Metformin is a medication that helps cells become more sensitive to insulin. As you probably know, insulin is not an ovarian hormone. It is the hormone that almost every cell in the body needs to receive glucose sugar from the bloodstream. While it's hard to say which comes first, insulin insensitivity or PCOS, there is no doubt that PCOS and especially weight gain in PCOS is a condition in which cells all over the body put up biological barriers to the action of insulin. That's because insulin carries glucose into the cell. The cell then burns the glucose for energy, and the free radicals released by the mitochondrial "fire" can damage the cell. Cells resist insulin to prevent free radical damage.
But the pancreas keeps making more and more insulin to get blood sugar levels down, and cells all over the body become more and more resistant-except in the ovaries.

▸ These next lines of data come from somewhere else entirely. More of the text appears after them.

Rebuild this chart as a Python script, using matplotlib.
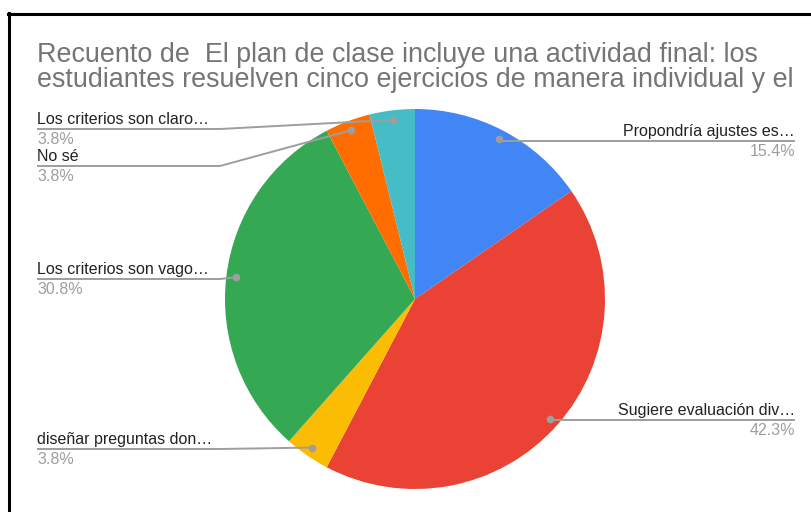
import numpy as np
import matplotlib
matplotlib.use('agg')
import matplotlib.pyplot as plt
from matplotlib.lines import Line2D

plt.rcParams['font.family'] = ['Liberation Sans', 'DejaVu Sans']

title_lines = ['Recuento de  El plan de clase incluye una actividad final: los',
               'estudiantes resuelven cinco ejercicios de manera individual y el']
labels = ['Propondría ajustes es…', 'Sugiere evaluación div…', 'diseñar preguntas don…',
          'Los criterios son vago…', 'No sé', 'Los criterios son claro…']
counts = [4, 11, 1, 8, 1, 1]
colors = ['#4285F4', '#EA4335', '#FBBC04', '#34A853', '#FF6D01', '#46BDC6']

W, H = 812, 512
fig = plt.figure(figsize=(W / 100, H / 100), dpi=100)
ax = fig.add_axes([0, 0, 1, 1])
ax.set_xlim(0, W)
ax.set_ylim(0, H)
ax.set_aspect('equal')
ax.axis('off')

# pie geometry in pixels (y measured from bottom)
cx, cy, R = 415, H - 299, 190
wedges, _ = ax.pie(counts, colors=colors, startangle=90, counterclock=False,
                   center=(cx, cy), radius=R, wedgeprops=dict(linewidth=0))
ax.set_xlim(0, W)
ax.set_ylim(0, H)

# label layout: side, y of leader line (px from top)
sides = ['right', 'right', 'left', 'left', 'left', 'left']
line_y = [141, 420, 449, 279, 166, 129]
left_x, right_x, elbow_left = 37, 795, 220

total = sum(counts)
for w, lab, n, side, ly in zip(wedges, labels, counts, sides, line_y):
    mid = np.deg2rad((w.theta1 + w.theta2) / 2)
    dx = cx + 0.95 * R * np.cos(mid)
    dy = cy + 0.95 * R * np.sin(mid)
    y = H - ly
    if side == 'left':
        xs = [left_x, min(elbow_left, dx), dx]
        tx, ha = left_x, 'left'
    else:
        xs = [right_x, dx, dx]
        tx, ha = right_x, 'right'
    ax.plot(xs, [y, y, dy], color='#9e9e9e', lw=1.4, solid_capstyle='butt', zorder=3)
    ax.plot(dx, dy, 'o', color='#9e9e9e', ms=4.5, zorder=4)
    ax.text(tx, y + 5, lab, ha=ha, va='baseline', fontsize=11.5, color='#222222')
    ax.text(tx, y - 15, f'{100 * n / total:.1f}%', ha=ha, va='baseline',
            fontsize=11.5, color='#9e9e9e')

for i, t in enumerate(title_lines):
    ax.text(37, H - 62 - 25 * i, t, ha='left', va='baseline', fontsize=19.4,
            color='#757575')

# black frame of the screenshot
fig.add_artist(Line2D([9.5 / W, 9.5 / W], [0, 1 - 13 / H], color='black', lw=2.2,
                      transform=fig.transFigure))
fig.add_artist(Line2D([8 / W, 1], [1 - 14 / H, 1 - 14 / H], color='black', lw=2.2,
                      transform=fig.transFigure))

fig.savefig('out.png', dpi=100, facecolor='white')
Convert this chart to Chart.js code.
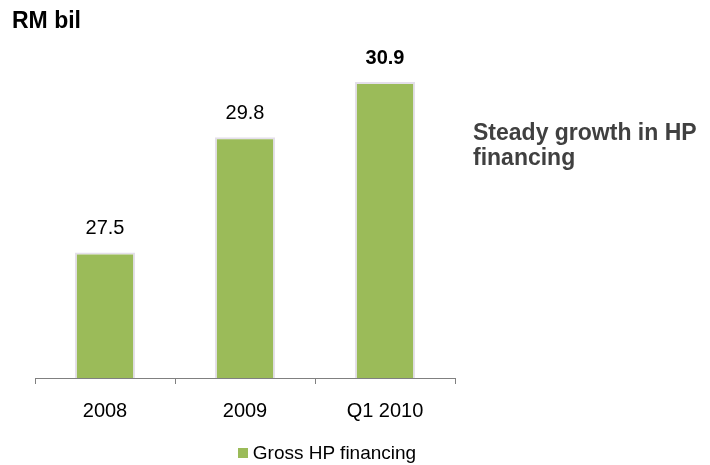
<!DOCTYPE html>
<html>
<head>
<meta charset="utf-8">
<script src="https://cdn.jsdelivr.net/npm/chart.js@4.4.1/dist/chart.umd.min.js"></script>
<style>
    body { margin: 0; background: #fff; font-family: Arial, "Liberation Sans", sans-serif; }
    #wrap { position: relative; width: 710px; height: 465px; }
    #chart { position: absolute; left: 0; top: 0; }
    .unit { position: absolute; left: 12px; top: 7px; font-size: 23px; font-weight: bold; color: #000; }
    .note { position: absolute; left: 473px; top: 120px; font-size: 23px; font-weight: bold; color: #404040; line-height: 25px; }
    #legend { position: absolute; left: 0; top: 442px; width: 654px; text-align: center; font-size: 19px; line-height: 22px; color: #000; }
    #legend span.box { display: inline-block; width: 10px; height: 10px; margin-right: 5px; vertical-align: 1px; }
</style>
</head>
<body>
<div id="wrap">
    <canvas id="chart" width="710" height="465"></canvas>
    <div class="unit">RM bil</div>
    <div class="note">Steady growth in HP<br>financing</div>
    <div id="legend"></div>
</div>
<script>
const categories = ['2008', '2009', 'Q1 2010']
const grossHpFinancing = [27.5, 29.8, 30.9]
const seriesLabel = 'Gross HP financing'

// value labels on top of bars, last one bold
const valueLabels = {
    id: 'valueLabels',
    afterDatasetsDraw(chart) {
        const ctx = chart.ctx
        const meta = chart.getDatasetMeta(0)
        ctx.save()
        ctx.textAlign = 'center'
        ctx.textBaseline = 'middle'
        ctx.fillStyle = '#000'
        meta.data.forEach((bar, i) => {
            const last = i === meta.data.length - 1
            ctx.font = (last ? 'bold ' : '') + '20px Arial, "Liberation Sans", sans-serif'
            ctx.fillText(grossHpFinancing[i].toFixed(1), bar.x, bar.y - 24)
        })
        ctx.restore()
    }
}

const chart = new Chart(document.getElementById('chart').getContext('2d'), {
    type: 'bar',
    data: {
        labels: categories,
        datasets: [{
            label: seriesLabel,
            data: grossHpFinancing,
            backgroundColor: '#9BBB59',
            borderColor: '#e4dfea',
            borderWidth: 2,
            borderSkipped: 'bottom',
            categoryPercentage: 1,
            barPercentage: 0.43,
        }]
    },
    options: {
        responsive: false,
        animation: false,
        layout: { padding: { left: 35, right: 255, top: 52, bottom: 27 } },
        plugins: {
            legend: { display: false },
            tooltip: { enabled: false },
        },
        scales: {
            x: {
                offset: true,
                grid: { offset: true, drawOnChartArea: false, tickLength: 6, color: '#808080' },
                border: { color: '#808080', width: 1 },
                ticks: { color: '#000', padding: 15, font: { size: 20, family: 'Arial, "Liberation Sans", sans-serif' } },
            },
            y: {
                display: false,
                min: 25,
                max: 31.5,
            }
        }
    },
    plugins: [valueLabels]
})

// html legend built from the dataset
const ds = chart.data.datasets[0]
document.getElementById('legend').innerHTML =
    '<span class="box" style="background:' + ds.backgroundColor + '"></span>' + ds.label
</script>
</body>
</html>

The ovaries can't resist insulin. Sugar pores into their tissues and all that energy is put to an unusual use: Excess sugar stimulates the ovaries to make testosterone. Metformin makes cells all over the body except in the ovaries more sensitive to insulin. All the other tissues start doing their fair share of receiving blood sugar, and the ovaries don't make as much testosterone. When a woman's body makes less testosterone, there is less hair growth, less acne, and fewer mood swings. And through a complicated series of steps, there is also greater opportunity for ovulation.
There is very little downside to using metformin. It's not a "natural treatment for PCOS," but it has very few side effects except in a small number of women who have severe type 2 diabetes with dehydration as a complication. These women can't use metformin. For many women with PCOS, however, metformin amplifies the benefits of calorie-reduction and diet. It gets sugar out of the bloodstream, and stops a vicious cycle of high blood sugar, insulin resistance, testosterone production, failure to ovulate, and even higher blood sugars. Not every woman who has PCOS will resume normal periods with ovulation after taking the drug, but metformin is the very simplest and safest, not to mention least expensive, medication for polycystic ovarian disease.